Concerns about potential conflicts of interest were perhaps inevitable during this financial crisis, the worst since the Great Depression. In the weeks before Mr. Paulson obtained the waivers, Treasury lawyers raised questions about whether he had conflicts of interest, a senior government official said.

Indeed, Mr. Paulson helped decide the fates of a variety of financial companies, including two longtime Goldman rivals, Bear Stearns and Lehman Brothers, before his ethics waivers were granted. Ad hoc actions taken by Mr. Paulson and officials at the Federal Reserve, like letting Lehman fail and compensating A.I.G.’s trading partners, continue to confound some market participants and members of Congress.

“I think it’s clear he had a conflict of interest,” Mr. Stearns, the congressman, said in an interview. “He was covering himself with this waiver because he knew he had a conflict of interest with his telephone calls and with his actions. Even though he had no money in Goldman, he had a vested interest in Goldman’s success, in terms of his own reputation and historical perspective.”

Adding to questions about Mr. Paulson’s role, critics say, is the fact that Goldman Sachs was among a group of banks that received substantial government assistance during the turmoil. Goldman not only received $13 billion in taxpayer money as a result of the A.I.G. bailout, but also was given permission at the height of the crisis to convert from an investment firm to a national bank, giving it easier access to federal financing in the event it came under greater financial pressure.

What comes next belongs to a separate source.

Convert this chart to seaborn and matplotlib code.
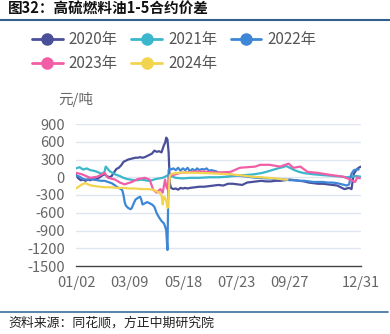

Goldman also won federal debt guarantees and received $10 billion under the Troubled Asset Relief Program. It benefited further when the Securities and Exchange Commission suddenly changed its rules governing stock trading, barring investors from being able to bet against Goldman’s shares by selling them short.

Now that the company’s crisis has passed, Goldman has rebounded more markedly than its rivals. It has paid back the $10 billion in government assistance, with interest, and exited the federal debt guarantee program. It recently reported second-quarter profit of $3.44 billion, putting its employees on track to earn record bonuses this year: about $700,000 each, on average.

Ms. Davis, the spokeswoman for Mr. Paulson, said Goldman never received special treatment from the Treasury. Mr. Paulson’s calendars do not disclose any details about his conversations with Mr. Blankfein, and Ms. Davis said Mr. Paulson always maintained a proper regulatory distance from his old firm.

A spokesman for Goldman, Lucas van Praag, said: “Lloyd Blankfein, like the C.E.O.’s of other major financial institutions, received calls from, and made calls to, Treasury to provide a market perspective on conditions and events as they were unfolding. Given what was happening in the world, it would have been shocking if such conversations hadn’t taken place.”

Although federal officials were concerned that Goldman Sachs might collapse that week, Mr. van Praag said the only topics of discussion between Mr. Blankfein and Mr. Paulson at the time involved Lehman Brothers’ troubled London operations and “disarray in the money markets.” Mr. van Praag said Goldman was fully insulated from financial fallout related to a possible A.I.G. collapse in mid-September of last year.

However, Mr. Paulson believed he needed to request the ethics waivers during that tumultuous week, after regulators had become concerned that the same crisis of confidence that felled Bear Stearns and Lehman might spread to the remaining investment banks, including Goldman Sachs.